Lebak Bulus Stadium
- Persija Last Match in Lebak Bulus Stadium
- Interactive map of Lebak Bulus Stadium
- Location: Jakarta, Indonesia
- Coordinates: 6°17′20.79″S 106°46′36.16″E﻿ / ﻿6.2891083°S 106.7767111°E
- Owner: Government of Jakarta
- Capacity: 12,500
- Surface: Grass

Construction
- Opened: 1987
- Closed: 2013
- Demolished: 2013

Tenant
- Persija Jakarta (1998–2007)

= Lebak Bulus Stadium =

Defunct football stadium in Jakarta, Indonesia

Lebak Bulus Stadium was a football stadium in Jakarta, Indonesia. The stadium had 12,500 seats and can be extended to 15,000 until 25,000 people. It was used mostly for football matches. The stadium held AFC U-17 Championship 2008 Qualification Group F Matches and Football Men's Tournament at the 2011 SEA Games Group B Matches.

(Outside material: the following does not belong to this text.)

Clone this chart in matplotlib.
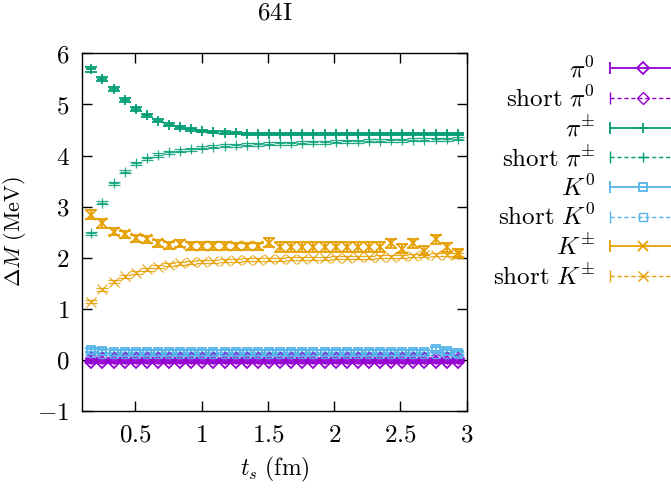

The stadium was demolished in 2013 to build a depot for the Jakarta Mass Rapid Transit system. The new stadium, known as the Jakarta International Stadium (JIS), was built at 4.5 hectares, initially in Tanjung Priok, with Rp 580 billion ($62.7 million) fund and located close to nearby railroad and toll road. JIS was opened in 2022, with the exact location in Tanjung Priok, North Jakarta.

== Notable events ==
On 8 July 1992, Brazilian metal band Sepultura performed at the stadium during their 1992 World Arise Tour.

On 10 and 11 April 1993, Metallica performed at the stadium during their Nowhere Else to Roam tour. Attended by more than 40,000 people, the concert is infamous for its mass rioting and looting. The utter havoc was recalled by drummer Lars Ulrich in the documentary film Global Metal.